[SOLVED] Looking for a string in a set of PDF files.

stf92 · 03-09-2014, 08:16 PM

Hi: Is it possible (I mean, not too complicated).

frankbell · 03-09-2014, 08:39 PM

You can install and use pdfgrep. I just tested it. For Debian, it's in the repos. There doesn't seem to be a SlackBuild, but it's on sourceforge: http://pdfgrep.sourceforge.net/

qweasd · 03-09-2014, 09:22 PM

Also, you could use pdfunite to make them one big PDF.

stf92 · 03-09-2014, 10:34 PM

Quote:

Originally Posted by frankbell

You can install and use pdfgrep. I just tested it. For Debian, it's in the repos. There doesn't seem to be a SlackBuild, but it's on sourceforge: http://pdfgrep.sourceforge.net/

Thank you very much. A pity it can't be used for PDFs that are photographic copies, but neither can the PDF reader.

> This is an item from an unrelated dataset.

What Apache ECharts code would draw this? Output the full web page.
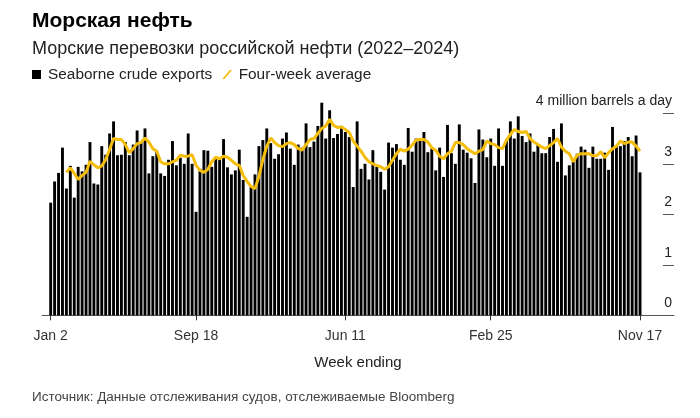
<!DOCTYPE html>
<html>
<head>
<meta charset="utf-8">
<script src="https://cdn.jsdelivr.net/npm/echarts@6/dist/echarts.min.js"></script>
<style>
html,body{margin:0;padding:0;background:#fff;}
#chart{width:700px;height:418px;}
</style>
</head>
<body>
<div id="chart"></div>
<script>
// Weekly seaborne crude exports, million barrels a day (week ending Jan 2, 2022 ... Nov 17, 2024)
const exportsData = [
2.23,2.65,2.82,3.32,2.51,2.96,2.33,2.94,2.85,2.98,
3.43,2.61,2.59,3.35,3.18,3.60,3.84,3.17,3.18,3.43,
3.17,3.38,3.66,3.43,3.70,2.81,3.15,3.24,2.81,2.76,
3.08,3.45,2.97,3.12,3.00,3.60,3.00,2.05,2.90,3.27,
3.26,2.94,3.13,3.09,3.49,2.93,2.79,2.87,3.28,2.68,
1.95,2.55,2.79,3.35,3.47,3.70,3.41,3.10,3.19,3.50,
3.62,3.30,2.98,3.38,3.32,3.80,3.33,3.44,3.75,4.21,
3.50,4.06,3.51,3.59,3.75,3.63,3.53,2.54,3.84,2.90,
3.00,2.69,3.27,2.94,2.84,2.49,3.42,3.32,3.39,3.08,
2.98,3.71,3.24,3.50,3.50,3.63,3.23,3.30,2.87,3.32,
2.74,3.77,3.21,3.00,3.78,3.28,3.22,3.11,2.62,3.68,
3.48,3.13,3.50,2.96,3.70,2.96,3.47,3.84,3.50,3.94,
3.55,3.43,3.60,3.24,3.38,3.21,3.21,3.53,3.69,3.04,
3.80,2.77,2.97,3.04,3.20,3.34,3.28,2.92,3.34,3.10,
3.10,3.22,2.88,3.73,3.37,3.35,3.45,3.53,3.15,3.56,
2.83
];
// Four-week average (starts at the 5th week)
const averageData = [
null,null,null,null,2.83,2.92,2.81,2.69,2.77,2.83,
3.05,2.98,2.92,2.96,3.08,3.29,3.50,3.48,3.48,3.38,
3.22,3.30,3.40,3.42,3.51,3.43,3.30,3.25,3.04,3.00,
3.00,3.04,3.07,3.17,3.15,3.15,3.18,2.97,2.87,2.83,
2.89,3.04,3.13,3.10,3.15,3.13,3.07,3.00,2.97,2.77,
2.65,2.55,2.51,2.75,3.08,3.35,3.51,3.42,3.36,3.34,
3.40,3.42,3.38,3.30,3.27,3.38,3.48,3.50,3.60,3.70,
3.75,3.88,3.76,3.72,3.73,3.68,3.62,3.45,3.35,3.25,
3.13,3.04,3.00,2.97,2.94,2.89,2.94,3.07,3.20,3.29,
3.25,3.29,3.37,3.47,3.48,3.48,3.43,3.32,3.27,3.15,
3.10,3.20,3.25,3.42,3.42,3.38,3.30,3.25,3.20,3.25,
3.28,3.45,3.40,3.38,3.32,3.30,3.47,3.58,3.68,3.64,
3.62,3.64,3.50,3.43,3.38,3.33,3.30,3.36,3.42,3.50,
3.33,3.25,3.20,3.04,3.17,3.20,3.20,3.20,3.16,3.16,
3.24,3.12,3.22,3.30,3.35,3.45,3.40,3.43,3.43,3.35,
3.25
];
const weekLabels = ['Jan 2','Sep 18','Jun 11','Feb 25','Nov 17'];
const weekLabelIndex = [0,37,75,112,150];
const yTickValues = [0,1,2,3,4];

const FONT = '"Liberation Sans", Arial, Helvetica, sans-serif';
const chart = echarts.init(document.getElementById('chart'), null, {renderer:'canvas'});
const option = {
  animation: false,
  backgroundColor: '#fff',
  textStyle: {fontFamily: FONT},
  title: [
    {text: 'Морская нефть', left: 32, top: 11, padding: 0,
     textStyle: {fontFamily: FONT, fontSize: 21, fontWeight: 'bold', color: '#000'}},
    {text: 'Морские перевозки российской нефти (2022–2024)', left: 32, top: 40.5, padding: 0,
     textStyle: {fontFamily: FONT, fontSize: 18, fontWeight: 'normal', color: '#222'}},
    {text: 'Источник: Данные отслеживания судов, отслеживаемые Bloomberg', left: 32, top: 390, padding: 0,
     textStyle: {fontFamily: FONT, fontSize: 13.5, fontWeight: 'normal', color: '#444'}}
  ],
  legend: {
    left: 32, top: 67, padding: 0, itemWidth: 13, itemHeight: 9, itemGap: 10,
    textStyle: {fontFamily: FONT, fontSize: 15.4, color: '#222'},
    data: [
      {name: 'Seaborne crude exports', icon: 'path://M0,0H10V10H0Z'},
      {name: 'Four-week average', icon: 'path://M0,12L10,0H13L3,12Z'}
    ]
  },
  grid: {left: 42, right: 26, top: 98.15, bottom: 102.7, containLabel: false},
  xAxis: {
    type: 'value', min: -2.21, max: 158.65,
    axisLine: {show: true, lineStyle: {color: '#555', width: 1}},
    axisTick: {show: true, customValues: weekLabelIndex, length: 5, lineStyle: {color: '#333'}},
    axisLabel: {customValues: weekLabelIndex, formatter: v => weekLabels[weekLabelIndex.indexOf(v)],
                fontSize: 14, color: '#333', margin: 14, fontFamily: FONT},
    splitLine: {show: false},
    name: 'Week ending', nameLocation: 'middle', nameGap: 40,
    nameTextStyle: {fontSize: 15, color: '#222', fontFamily: FONT}
  },
  yAxis: {
    type: 'value', position: 'right', min: 0, max: 4.3,
    axisLine: {show: false, onZero: false},
    axisTick: {show: true, inside: true, length: 11, customValues: yTickValues, lineStyle: {color: '#555'}},
    axisLabel: {inside: true, customValues: yTickValues, margin: 2, verticalAlign: 'bottom', padding: [0,0,5,0],
                fontSize: 14, color: '#222', fontFamily: FONT,
                formatter: v => v === 4 ? '4 million barrels a day' : String(v)},
    splitLine: {show: false}
  },
  series: [
    {type: 'bar', name: 'Seaborne crude exports', barWidth: 2.9,
     data: exportsData.map((v, i) => [i, v]),
     itemStyle: {color: '#000'}},
    {type: 'line', name: 'Four-week average', symbol: 'none', showSymbol: false,
     data: averageData.map((v, i) => [i, v]).filter(d => d[1] !== null),
     lineStyle: {color: '#f5be0b', width: 3}, itemStyle: {color: '#f5be0b'}}
  ]
};
chart.setOption(option);
</script>
</body>
</html>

willysr · 03-09-2014, 11:03 PM

i have submitted pdfgrep SlackBuild in SBo and waiting for approval

metaschima · 03-10-2014, 11:43 AM

Quote:

Originally Posted by stf92

Thank you very much. A pity it can't be used for PDFs that are photographic copies, but neither can the PDF reader.

You would probably need to use an OCR program on it, hope that it works well enough to get words without misspellings (unlikely), and then grep them.

Toutatis · 03-10-2014, 12:41 PM

You can use also pdftotext which is already in slackware, and then grep.